6A.8 Supertyphoon Dale (1996): An impact from the deep tropics to the arctic

Tuesday, 2 August 2005: 9:45 AM
Ambassador Ballroom (Omni Shoreham Hotel Washington D.C.)
Eric P. Kelsey, University at Albany/SUNY, Albany, NY; and L. F. Bosart

Dale was born as a tropical depression in the tropical Pacific Ocean on 2 November 1996 and dissipated three weeks later as an extratropical cyclone in northern Russia just south of the Kara Sea. Dale tracked westward around a subtropical high, became a typhoon on 6 November and then a supertyphoon (estimated 140 kt) just before it turned to the northwest three days later. Dale recurved to the northeast around the west side of the subtropical high as it entered the influence of a strong sub-tropical westerly jet and underwent extratropical transition (ET) south of Japan. Dale rapidly reintensified into a powerful extratropical cyclone (EC) as it turned northward toward Siberia and slowly died as it moved westward along the north coast of Russia. Noteworthy aspects of Dale include: 1) a transport of modified tropical air across the North Pole toward Greenland, and 2) environmental sea level pressure perturbations of ~ 10 hPa in 10 days over the tropical western Pacific Ocean. The focus of this talk will be on the synoptic-scale aspects of Dale's life cycle to better understand the reasons for this noteworthy behavior.

ECMWF ERA-40 2.5 gridded reanalyses were used for diagnostic calculations. Joint Typhoon Warning Center (JTWC) best track and intensity estimates were obtained for Dale during its tropical phase. Ship reports from the Comprehensive Ocean-Atmosphere Data Set were used to refine Dale analyses during its lifetime.

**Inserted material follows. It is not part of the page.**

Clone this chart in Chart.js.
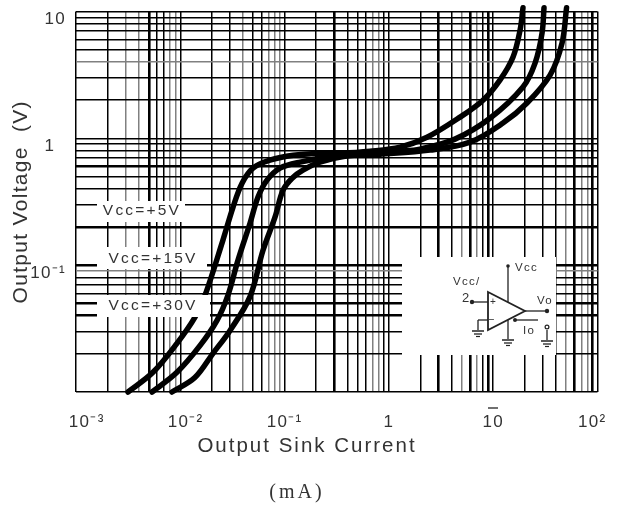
<!DOCTYPE html>
<html><head><meta charset="utf-8">
<style>html,body{margin:0;padding:0;background:#fff}canvas{display:block;filter:blur(.55px)}</style>
<script src="https://cdn.jsdelivr.net/npm/chart.js@4/dist/chart.umd.js"></script>
</head><body><canvas id="c" width="620" height="509"></canvas>
<script>
const xTickValues=[.001,.002,.003,.004,.005,.006,.007,.008,.009,.01,.02,.03,.04,.05,.06,.07,.08,.09,.1,.2,.3,.4,.5,.6,.7,.8,.9,1,2,3,4,5,6,7,8,9,10,20,30,40,50,60,70,80,90,100];
const yTickValues=[.01,.02,.03,.04,.05,.06,.07,.08,.09,.1,.2,.3,.4,.5,.6,.7,.8,.9,1,2,3,4,5,6,7,8,9,10];
const xLabels={0.001:'\u2007\u200710⁻³',0.01:'\u200710⁻²',0.1:'10⁻¹',1:'1',10:'10',100:'10²\u2007'};
const yLabels={10:'10',1:'1\u2007',0.1:'10⁻¹'};
const xThick=[.005,.3,3,6,9,60,90];
const xGray=[.003,.004,.008,.009,.04,.07,.08,.09,.7,.8,5,7,50,70,80];
const yThick=[.6,.2,.1,.05,.04];
const yGray=[4,.09];

const current5=[.00315,.00547,.00929,.0138,.01726,.0256,.032,.0391,.0498,.0724,.121,.218,.34,.659,1.28,2.32,4.81,7.98,11.6,15.5,18.1,19.3];
const volt5=[.01,.0143,.0242,.0388,.0578,.157,.286,.443,.582,.673,.736,.764,.764,.792,.853,1.02,1.47,2,2.88,4.38,7.14,10.7];
const current15=[.00536,.00929,.0155,.0225,.0286,.0357,.0466,.0556,.0678,.0904,.141,.34,1.28,1.99,4.3,9.31,19.3,25.2,29.4,30.7];
const volt15=[.01,.0143,.0233,.0367,.0578,.109,.214,.344,.468,.582,.649,.736,.792,.822,.986,1.44,2.54,3.92,6.76,10.7];
const current30=[.00832,.0138,.0206,.03,.0466,.0621,.0809,.0966,.118,.15,.218,.379,.822,2.48,6,12.4,21.1,35.1,45.7,50.5];
const volt30=[.01,.013,.0202,.0306,.0565,.131,.239,.39,.485,.561,.649,.723,.75,.807,.933,1.32,1.9,3.15,5.64,10.7];
const vccLabels=['Vcc=+5V','Vcc=+15V','Vcc=+30V'];

const pts=(xs,ys)=>xs.map((x,i)=>({x,y:ys[i]}));
const has=(a,v)=>a.some(k=>Math.abs(k-v)<v*1e-6);
const curve=(label,xs,ys)=>({label,data:pts(xs,ys),borderColor:'#000',borderWidth:5.5,pointRadius:0,tension:.35,clip:false,borderCapStyle:'round',borderJoinStyle:'round'});
const TXT='#333';

function text(ctx,s,x,y,font,ls,align){ctx.font=font;ctx.letterSpacing=(ls||0)+'px';ctx.textAlign=align||'left';ctx.textBaseline='middle';ctx.fillStyle=TXT;ctx.fillText(s,x,y);}
function seg(ctx,x1,y1,x2,y2,w){ctx.lineWidth=w||1.3;ctx.beginPath();ctx.moveTo(x1,y1);ctx.lineTo(x2,y2);ctx.stroke();}
function dot(ctx,x,y,r){ctx.beginPath();ctx.arc(x,y,r||2.4,0,Math.PI*2);ctx.fill();}
function gnd(ctx,x,y){seg(ctx,x-6,y,x+6,y,1.5);seg(ctx,x-4,y+3,x+4,y+3,1.3);seg(ctx,x-2,y+5.5,x+2,y+5.5,1.2);}

const annot={id:'annot',
 beforeDraw(c){c.ctx.letterSpacing='1.3px';},
 afterDatasetsDraw(c){const x=c.ctx;x.save();x.fillStyle='#fff';
  [[97,201,88,21],[97,247,110,22],[97,295,113,22],[402,257,154,98]].forEach(r=>x.fillRect(...r));
  text(x,vccLabels[0],142,211,'15.5px "Liberation Sans"',2.2,'center');
  text(x,vccLabels[1],153,259,'15.5px "Liberation Sans"',2.2,'center');
  text(x,vccLabels[2],153,306,'15.5px "Liberation Sans"',2.2,'center');
  x.strokeStyle='#222';x.fillStyle='#222';
  seg(x,508,266,508,302);dot(x,508,266,1.8);
  seg(x,472,302,488,302);dot(x,472,302,2.2);
  x.lineWidth=1.8;x.beginPath();x.moveTo(488,292);x.lineTo(525,311);x.lineTo(488,330);x.closePath();x.stroke();
  seg(x,525,311,547,311);dot(x,547,311,2.2);
  seg(x,488,320,478,320);seg(x,478,320,478,330);gnd(x,478,331);
  seg(x,508,320,508,339);gnd(x,508,340);
  seg(x,515,320,538,320);dot(x,515,320,2);
  seg(x,547,330,547,340);gnd(x,547,341);x.beginPath();x.arc(547,327,1.9,0,Math.PI*2);x.stroke();
  const f='11.5px "Liberation Sans"';
  text(x,'Vcc',515,268,f,1.3);text(x,'Vcc/',453,282,f,1.3);text(x,'2',462,298,'13px "Liberation Sans"',0);
  text(x,'+',490,302,'10px "Liberation Sans"',0);text(x,'−',488,320,'11px "Liberation Sans"',0);
  text(x,'Vo',537,301,f,1.2);text(x,'Io',523,331,f,1.2);
  x.restore();},
 afterDraw(c){const x=c.ctx;x.save();
  x.strokeStyle=TXT;seg(x,488,408,498,408,1.4);
  text(x,'Output Sink Current',307,446,'20.5px "Liberation Sans"',2,'center');
  text(x,'(mA)',297,493,'20px "Liberation Serif"',3,'center');
  x.restore();}
};

new Chart(document.getElementById('c'),{type:'line',plugins:[annot],
 data:{datasets:[curve(vccLabels[0],current5,volt5),curve(vccLabels[1],current15,volt15),curve(vccLabels[2],current30,volt30)]},
 options:{responsive:false,animation:false,
  layout:{padding:{left:0,top:11.5,right:22.5,bottom:53}},
  plugins:{legend:{display:false},tooltip:{enabled:false}},
  scales:{
   x:{type:'logarithmic',min:.001,max:100,
    afterBuildTicks:s=>{s.ticks=xTickValues.map(v=>({value:v}));},
    afterFit:s=>{s.height=64;s.paddingLeft=0;s.paddingRight=0;},
    border:{display:false},
    grid:{drawTicks:false,color:c=>has(xGray,c.tick.value)?'#808080':'#000',lineWidth:c=>has(xThick,c.tick.value)?2.6:1.5},
    ticks:{autoSkip:false,maxRotation:0,padding:20,color:TXT,font:{family:'"Liberation Sans"',size:17},
     callback:v=>{for(const k in xLabels)if(Math.abs(+k-v)<v*1e-6)return xLabels[k];return '';}}},
   y:{type:'logarithmic',min:.01,max:10,
    afterBuildTicks:s=>{s.ticks=yTickValues.map(v=>({value:v}));},
    afterFit:s=>{s.width=76;s.paddingTop=0;s.paddingBottom=0;},
    border:{display:false},
    grid:{drawTicks:false,color:c=>has(yGray,c.tick.value)?'#808080':'#000',lineWidth:c=>has(yThick,c.tick.value)?2.6:1.5},
    ticks:{autoSkip:false,padding:10,labelOffset:8,color:TXT,font:{family:'"Liberation Sans"',size:17},
     callback:v=>{for(const k in yLabels)if(Math.abs(+k-v)<v*1e-6)return yLabels[k];return '';}},
    title:{display:true,text:'Output Voltage  (V)',color:TXT,font:{family:'"Liberation Sans"',size:21},padding:{top:9,bottom:0}}}
  }}});
</script></body></html>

Results indicate that the mid-Pacific shear line under which tropical depression Dale was born was barotropically unstable. Dale interacted with a strong westerly jet and an upper-tropospheric potential vorticity (PV) anomaly embedded within the jet on 13 November. This interaction led to the ET of Dale within a highly baroclinic environment (winds reached 100 m/s in a 200 hPa jet streak ahead of Dale) and resulted in a strong poleward flux of modified tropical air ahead of the storm. The poleward flux of modified tropical air ahead of Dale led to a further amplification of a preexisting downstream ridge toward the North Pole. As Dale crossed the strong jet axis explosive reintensification occurred as attested by a central pressure decrease of 38 hPa in 48 hours on 13 and 14 November to the low 940s (hPa). The 500-1000 hPa thickness over the North Pole increased ~30 dam to 532 dam in 24 hours on 16 November as the modified tropical air crossed the Pole. While still a strong storm, Dale tracked north to 82oN before it turned west to along the north coast of Russia before finally dissipating on 22 November.